_THE PROBLEM_
Every line that contains the word "page" should be copied out.

_THE DATA_
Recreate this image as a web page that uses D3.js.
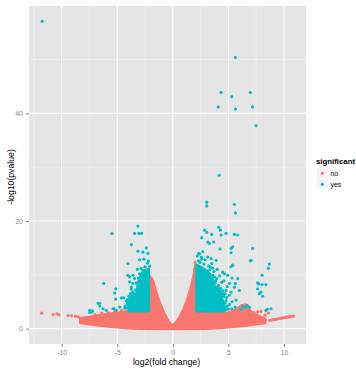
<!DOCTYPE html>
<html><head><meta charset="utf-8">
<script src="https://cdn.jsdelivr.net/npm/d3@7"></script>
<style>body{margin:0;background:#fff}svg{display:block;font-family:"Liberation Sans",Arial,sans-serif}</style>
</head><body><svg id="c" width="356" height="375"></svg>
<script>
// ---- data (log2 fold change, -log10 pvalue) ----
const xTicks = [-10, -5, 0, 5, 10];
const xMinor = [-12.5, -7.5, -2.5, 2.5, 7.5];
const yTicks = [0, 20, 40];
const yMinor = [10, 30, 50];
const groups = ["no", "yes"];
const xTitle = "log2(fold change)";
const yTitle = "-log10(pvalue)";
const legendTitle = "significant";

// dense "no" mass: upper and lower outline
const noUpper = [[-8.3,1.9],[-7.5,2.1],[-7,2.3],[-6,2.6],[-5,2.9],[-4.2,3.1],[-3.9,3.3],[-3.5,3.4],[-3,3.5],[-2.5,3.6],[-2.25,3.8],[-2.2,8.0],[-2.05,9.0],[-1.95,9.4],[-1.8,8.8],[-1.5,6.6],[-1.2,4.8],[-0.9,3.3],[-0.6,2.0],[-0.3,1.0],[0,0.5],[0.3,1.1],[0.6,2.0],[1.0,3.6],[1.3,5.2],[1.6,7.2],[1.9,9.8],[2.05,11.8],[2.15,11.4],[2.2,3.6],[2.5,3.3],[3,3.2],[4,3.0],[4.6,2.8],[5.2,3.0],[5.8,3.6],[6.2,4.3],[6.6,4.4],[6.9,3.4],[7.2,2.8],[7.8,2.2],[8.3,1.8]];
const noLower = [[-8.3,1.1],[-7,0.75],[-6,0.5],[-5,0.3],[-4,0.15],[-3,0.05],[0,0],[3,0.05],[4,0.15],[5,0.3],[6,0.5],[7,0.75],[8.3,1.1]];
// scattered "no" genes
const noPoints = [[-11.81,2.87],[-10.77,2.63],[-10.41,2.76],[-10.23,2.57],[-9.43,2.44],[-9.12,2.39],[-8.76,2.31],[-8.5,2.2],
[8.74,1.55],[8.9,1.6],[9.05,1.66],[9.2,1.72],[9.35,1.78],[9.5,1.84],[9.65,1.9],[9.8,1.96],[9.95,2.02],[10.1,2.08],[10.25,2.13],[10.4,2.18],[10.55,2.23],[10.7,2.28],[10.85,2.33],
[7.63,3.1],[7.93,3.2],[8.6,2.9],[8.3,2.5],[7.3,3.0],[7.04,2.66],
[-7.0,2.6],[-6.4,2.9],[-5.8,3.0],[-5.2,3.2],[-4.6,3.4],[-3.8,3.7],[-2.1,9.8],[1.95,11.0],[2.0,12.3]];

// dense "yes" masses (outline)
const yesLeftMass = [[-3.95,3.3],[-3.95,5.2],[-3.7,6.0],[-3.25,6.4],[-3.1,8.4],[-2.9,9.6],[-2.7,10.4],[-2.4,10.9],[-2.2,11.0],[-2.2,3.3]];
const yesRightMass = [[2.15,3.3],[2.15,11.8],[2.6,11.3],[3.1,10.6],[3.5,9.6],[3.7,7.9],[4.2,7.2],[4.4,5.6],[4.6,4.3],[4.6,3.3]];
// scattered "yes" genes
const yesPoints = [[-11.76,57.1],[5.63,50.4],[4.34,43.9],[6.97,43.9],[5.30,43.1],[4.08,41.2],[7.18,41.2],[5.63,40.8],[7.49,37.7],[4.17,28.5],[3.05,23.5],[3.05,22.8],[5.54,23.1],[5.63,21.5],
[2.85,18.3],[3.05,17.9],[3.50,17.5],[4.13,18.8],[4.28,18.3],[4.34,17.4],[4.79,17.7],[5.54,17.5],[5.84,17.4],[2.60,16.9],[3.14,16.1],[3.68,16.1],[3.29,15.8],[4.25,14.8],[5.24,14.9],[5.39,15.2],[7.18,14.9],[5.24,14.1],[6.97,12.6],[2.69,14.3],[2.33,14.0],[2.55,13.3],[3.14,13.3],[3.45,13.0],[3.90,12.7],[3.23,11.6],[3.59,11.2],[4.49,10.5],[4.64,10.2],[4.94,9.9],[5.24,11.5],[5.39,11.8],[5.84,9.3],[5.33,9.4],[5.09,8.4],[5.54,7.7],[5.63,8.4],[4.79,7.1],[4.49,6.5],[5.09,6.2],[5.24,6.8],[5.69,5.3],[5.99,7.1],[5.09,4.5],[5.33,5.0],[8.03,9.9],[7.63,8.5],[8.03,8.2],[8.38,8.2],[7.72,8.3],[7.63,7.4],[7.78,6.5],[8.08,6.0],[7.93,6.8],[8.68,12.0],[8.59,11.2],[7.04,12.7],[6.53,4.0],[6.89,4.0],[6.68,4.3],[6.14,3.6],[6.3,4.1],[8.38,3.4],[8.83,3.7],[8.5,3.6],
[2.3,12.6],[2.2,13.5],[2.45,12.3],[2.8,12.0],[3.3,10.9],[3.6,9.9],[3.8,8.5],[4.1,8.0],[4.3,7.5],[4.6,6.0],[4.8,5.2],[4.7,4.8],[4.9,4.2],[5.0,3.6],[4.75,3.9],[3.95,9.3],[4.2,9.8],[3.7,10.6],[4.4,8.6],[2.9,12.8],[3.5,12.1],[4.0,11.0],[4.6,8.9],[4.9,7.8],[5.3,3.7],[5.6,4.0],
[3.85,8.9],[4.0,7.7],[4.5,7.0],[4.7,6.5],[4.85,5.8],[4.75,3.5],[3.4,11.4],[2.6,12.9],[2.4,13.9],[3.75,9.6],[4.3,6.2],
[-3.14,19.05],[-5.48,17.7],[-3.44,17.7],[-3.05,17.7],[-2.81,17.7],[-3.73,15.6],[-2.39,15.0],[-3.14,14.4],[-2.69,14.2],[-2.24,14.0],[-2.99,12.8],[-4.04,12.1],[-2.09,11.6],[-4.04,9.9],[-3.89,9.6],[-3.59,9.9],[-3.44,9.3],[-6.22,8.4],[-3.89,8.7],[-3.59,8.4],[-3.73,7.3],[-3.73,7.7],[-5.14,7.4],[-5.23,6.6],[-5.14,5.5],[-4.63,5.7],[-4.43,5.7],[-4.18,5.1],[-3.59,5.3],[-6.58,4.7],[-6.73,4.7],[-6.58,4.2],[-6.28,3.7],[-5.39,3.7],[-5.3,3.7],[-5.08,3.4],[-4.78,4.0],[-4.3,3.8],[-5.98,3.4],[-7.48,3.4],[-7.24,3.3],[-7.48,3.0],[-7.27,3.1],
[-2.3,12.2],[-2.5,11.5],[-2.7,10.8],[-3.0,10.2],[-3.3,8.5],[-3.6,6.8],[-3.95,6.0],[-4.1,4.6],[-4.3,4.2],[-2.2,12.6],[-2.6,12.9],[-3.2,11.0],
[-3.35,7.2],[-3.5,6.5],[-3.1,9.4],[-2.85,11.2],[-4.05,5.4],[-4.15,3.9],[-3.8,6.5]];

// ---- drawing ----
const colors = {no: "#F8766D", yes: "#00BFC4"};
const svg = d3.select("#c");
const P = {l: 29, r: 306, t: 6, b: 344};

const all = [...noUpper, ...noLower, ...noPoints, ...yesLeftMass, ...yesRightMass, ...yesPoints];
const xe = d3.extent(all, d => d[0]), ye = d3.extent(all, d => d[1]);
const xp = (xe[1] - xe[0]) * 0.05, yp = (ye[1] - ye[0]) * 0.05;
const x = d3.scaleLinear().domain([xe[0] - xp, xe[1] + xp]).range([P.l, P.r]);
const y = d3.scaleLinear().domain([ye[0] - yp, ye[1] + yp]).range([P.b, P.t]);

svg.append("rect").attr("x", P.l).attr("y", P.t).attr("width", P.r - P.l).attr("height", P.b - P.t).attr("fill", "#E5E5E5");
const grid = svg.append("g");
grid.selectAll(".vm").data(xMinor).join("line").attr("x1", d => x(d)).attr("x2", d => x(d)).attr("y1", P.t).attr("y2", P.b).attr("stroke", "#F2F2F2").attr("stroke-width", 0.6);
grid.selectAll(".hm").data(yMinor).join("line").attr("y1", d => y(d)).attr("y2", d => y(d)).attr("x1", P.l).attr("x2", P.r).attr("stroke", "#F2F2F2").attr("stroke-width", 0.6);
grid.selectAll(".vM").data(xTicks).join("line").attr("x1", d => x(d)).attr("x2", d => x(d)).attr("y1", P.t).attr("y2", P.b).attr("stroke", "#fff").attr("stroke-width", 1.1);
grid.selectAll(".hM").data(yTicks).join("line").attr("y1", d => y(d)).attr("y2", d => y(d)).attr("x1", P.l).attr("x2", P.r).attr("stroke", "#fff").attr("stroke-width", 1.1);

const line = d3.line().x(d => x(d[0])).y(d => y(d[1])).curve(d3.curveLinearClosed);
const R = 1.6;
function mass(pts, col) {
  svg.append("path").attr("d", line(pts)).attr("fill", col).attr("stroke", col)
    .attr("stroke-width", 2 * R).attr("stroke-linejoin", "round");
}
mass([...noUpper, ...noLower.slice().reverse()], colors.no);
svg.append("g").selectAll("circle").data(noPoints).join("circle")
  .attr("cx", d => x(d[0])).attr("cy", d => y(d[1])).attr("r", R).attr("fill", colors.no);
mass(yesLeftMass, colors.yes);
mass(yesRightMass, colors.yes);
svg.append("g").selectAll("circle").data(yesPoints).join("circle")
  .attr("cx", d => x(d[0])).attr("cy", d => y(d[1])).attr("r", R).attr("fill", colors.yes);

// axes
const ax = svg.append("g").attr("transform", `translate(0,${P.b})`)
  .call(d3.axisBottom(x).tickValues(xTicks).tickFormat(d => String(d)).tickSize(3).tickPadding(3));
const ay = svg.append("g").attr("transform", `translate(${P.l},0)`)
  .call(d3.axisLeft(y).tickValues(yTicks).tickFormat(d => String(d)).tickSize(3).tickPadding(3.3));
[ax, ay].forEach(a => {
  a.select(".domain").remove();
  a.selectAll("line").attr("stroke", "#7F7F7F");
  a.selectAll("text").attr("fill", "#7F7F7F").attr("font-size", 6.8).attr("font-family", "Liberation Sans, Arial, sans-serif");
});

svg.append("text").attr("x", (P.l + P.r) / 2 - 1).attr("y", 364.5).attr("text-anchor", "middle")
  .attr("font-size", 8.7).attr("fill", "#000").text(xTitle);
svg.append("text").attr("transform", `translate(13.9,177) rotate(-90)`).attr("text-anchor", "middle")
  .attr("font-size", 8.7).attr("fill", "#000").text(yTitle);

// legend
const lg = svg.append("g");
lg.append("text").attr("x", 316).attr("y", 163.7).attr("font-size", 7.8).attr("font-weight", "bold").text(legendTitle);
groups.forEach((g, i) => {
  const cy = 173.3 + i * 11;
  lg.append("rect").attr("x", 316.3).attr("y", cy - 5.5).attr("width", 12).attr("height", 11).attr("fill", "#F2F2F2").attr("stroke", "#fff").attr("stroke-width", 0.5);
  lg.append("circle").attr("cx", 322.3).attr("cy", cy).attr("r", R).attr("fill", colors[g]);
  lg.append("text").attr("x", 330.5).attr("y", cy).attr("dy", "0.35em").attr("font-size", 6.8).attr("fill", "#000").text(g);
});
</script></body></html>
...
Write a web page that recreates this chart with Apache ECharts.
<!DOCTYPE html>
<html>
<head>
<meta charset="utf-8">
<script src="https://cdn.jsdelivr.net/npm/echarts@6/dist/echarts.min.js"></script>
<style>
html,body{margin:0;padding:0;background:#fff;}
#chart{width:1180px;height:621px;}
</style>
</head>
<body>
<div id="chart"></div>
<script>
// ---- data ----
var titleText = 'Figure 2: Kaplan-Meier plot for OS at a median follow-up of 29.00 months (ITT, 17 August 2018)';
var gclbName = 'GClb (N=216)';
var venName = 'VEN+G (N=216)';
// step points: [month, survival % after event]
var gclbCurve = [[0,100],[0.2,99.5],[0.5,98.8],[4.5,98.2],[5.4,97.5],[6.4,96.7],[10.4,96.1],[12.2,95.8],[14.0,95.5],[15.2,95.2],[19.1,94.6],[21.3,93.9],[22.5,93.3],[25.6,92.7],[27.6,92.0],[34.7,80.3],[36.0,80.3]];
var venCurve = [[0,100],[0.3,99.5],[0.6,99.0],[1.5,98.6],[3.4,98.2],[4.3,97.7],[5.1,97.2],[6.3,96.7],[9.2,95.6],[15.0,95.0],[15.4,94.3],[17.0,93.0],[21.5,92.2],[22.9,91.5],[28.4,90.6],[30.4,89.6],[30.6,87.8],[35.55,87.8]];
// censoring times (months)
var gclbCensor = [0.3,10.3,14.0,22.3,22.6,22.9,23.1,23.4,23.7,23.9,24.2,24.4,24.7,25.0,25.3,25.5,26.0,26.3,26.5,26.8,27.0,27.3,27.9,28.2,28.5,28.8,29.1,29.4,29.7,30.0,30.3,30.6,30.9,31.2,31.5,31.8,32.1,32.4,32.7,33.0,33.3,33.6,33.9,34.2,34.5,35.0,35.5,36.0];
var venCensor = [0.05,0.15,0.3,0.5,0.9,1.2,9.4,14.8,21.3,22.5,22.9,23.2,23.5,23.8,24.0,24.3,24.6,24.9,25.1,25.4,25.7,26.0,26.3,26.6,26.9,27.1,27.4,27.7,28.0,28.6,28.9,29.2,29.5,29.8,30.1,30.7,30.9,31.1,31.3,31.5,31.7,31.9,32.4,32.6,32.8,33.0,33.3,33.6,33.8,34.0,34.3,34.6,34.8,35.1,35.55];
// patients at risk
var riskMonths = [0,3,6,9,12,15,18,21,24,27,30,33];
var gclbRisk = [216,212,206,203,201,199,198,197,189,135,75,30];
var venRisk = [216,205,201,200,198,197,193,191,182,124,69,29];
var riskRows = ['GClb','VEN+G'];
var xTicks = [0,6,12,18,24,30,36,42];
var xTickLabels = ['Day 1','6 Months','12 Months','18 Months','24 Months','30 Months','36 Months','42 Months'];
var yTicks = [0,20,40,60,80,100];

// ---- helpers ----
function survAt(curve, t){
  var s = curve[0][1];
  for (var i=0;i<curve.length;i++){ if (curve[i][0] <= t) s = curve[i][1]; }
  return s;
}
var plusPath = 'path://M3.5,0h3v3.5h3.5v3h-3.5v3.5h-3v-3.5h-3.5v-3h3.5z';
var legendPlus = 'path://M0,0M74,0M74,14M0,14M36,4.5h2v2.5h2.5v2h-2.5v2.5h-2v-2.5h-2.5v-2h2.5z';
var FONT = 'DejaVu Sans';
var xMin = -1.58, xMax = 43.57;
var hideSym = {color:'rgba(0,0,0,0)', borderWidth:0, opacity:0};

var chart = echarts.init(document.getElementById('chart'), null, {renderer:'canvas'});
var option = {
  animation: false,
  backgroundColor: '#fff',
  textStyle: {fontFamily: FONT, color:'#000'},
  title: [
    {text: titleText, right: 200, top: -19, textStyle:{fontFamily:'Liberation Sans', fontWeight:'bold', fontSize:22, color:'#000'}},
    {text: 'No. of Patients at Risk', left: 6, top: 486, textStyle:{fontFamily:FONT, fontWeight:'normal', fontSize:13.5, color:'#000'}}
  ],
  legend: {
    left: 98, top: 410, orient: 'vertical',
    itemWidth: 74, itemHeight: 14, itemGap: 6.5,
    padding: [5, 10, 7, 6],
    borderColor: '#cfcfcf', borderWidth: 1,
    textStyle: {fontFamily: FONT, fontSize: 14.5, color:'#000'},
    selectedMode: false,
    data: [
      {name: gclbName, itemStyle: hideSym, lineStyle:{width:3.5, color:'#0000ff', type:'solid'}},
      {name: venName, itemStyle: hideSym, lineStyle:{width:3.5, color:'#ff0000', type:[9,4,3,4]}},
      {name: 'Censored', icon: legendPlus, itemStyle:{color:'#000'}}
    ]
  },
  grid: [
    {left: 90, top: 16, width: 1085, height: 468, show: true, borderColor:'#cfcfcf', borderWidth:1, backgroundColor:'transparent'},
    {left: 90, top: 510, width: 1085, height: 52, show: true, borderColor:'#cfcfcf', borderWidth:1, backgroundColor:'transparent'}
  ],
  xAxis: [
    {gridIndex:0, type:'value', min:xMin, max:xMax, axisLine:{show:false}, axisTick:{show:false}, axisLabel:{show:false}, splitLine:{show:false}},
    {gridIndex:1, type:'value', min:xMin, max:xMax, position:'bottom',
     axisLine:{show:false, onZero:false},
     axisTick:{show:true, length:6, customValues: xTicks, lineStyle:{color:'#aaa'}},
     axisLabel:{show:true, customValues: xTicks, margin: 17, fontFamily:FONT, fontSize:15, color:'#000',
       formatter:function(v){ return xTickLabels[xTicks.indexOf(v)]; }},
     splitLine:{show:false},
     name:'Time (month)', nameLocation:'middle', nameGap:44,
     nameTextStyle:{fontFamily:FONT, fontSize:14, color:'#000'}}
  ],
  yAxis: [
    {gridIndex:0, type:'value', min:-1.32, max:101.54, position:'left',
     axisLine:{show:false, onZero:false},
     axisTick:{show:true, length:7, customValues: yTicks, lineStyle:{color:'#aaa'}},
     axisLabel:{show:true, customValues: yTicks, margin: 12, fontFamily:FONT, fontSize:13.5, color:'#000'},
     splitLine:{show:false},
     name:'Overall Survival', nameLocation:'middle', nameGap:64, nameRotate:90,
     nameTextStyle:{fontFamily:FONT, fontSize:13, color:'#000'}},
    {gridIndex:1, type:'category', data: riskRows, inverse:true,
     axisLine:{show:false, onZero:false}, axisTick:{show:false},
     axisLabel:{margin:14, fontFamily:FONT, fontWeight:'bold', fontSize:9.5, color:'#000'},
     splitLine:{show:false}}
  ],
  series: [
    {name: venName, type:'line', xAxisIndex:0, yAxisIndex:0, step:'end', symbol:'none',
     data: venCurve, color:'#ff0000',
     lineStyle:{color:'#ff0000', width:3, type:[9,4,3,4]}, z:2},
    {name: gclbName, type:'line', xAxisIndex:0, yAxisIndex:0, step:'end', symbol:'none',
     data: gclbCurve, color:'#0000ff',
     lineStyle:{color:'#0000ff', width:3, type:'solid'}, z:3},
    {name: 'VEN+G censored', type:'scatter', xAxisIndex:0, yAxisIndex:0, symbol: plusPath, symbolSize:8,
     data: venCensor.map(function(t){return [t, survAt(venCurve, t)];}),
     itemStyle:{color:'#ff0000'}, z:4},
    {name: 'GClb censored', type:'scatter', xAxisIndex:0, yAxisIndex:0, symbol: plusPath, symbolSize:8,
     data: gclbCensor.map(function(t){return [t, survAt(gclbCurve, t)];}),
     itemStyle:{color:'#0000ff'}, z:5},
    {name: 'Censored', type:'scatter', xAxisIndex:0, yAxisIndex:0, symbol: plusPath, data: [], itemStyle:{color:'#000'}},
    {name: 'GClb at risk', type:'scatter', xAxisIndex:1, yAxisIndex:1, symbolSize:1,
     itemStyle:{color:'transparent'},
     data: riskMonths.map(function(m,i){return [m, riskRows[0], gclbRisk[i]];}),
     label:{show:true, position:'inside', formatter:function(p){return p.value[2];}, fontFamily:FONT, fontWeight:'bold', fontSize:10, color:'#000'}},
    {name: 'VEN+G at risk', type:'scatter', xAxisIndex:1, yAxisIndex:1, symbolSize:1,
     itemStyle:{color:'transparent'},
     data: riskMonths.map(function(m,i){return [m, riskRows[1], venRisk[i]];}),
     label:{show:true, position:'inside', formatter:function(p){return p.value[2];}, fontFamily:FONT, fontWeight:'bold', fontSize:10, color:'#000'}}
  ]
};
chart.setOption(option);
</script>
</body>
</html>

_WRITTEN RESPONSE_
Recreate this image as a web page that uses D3.js.
Write a web page that recreates this chart with Apache ECharts.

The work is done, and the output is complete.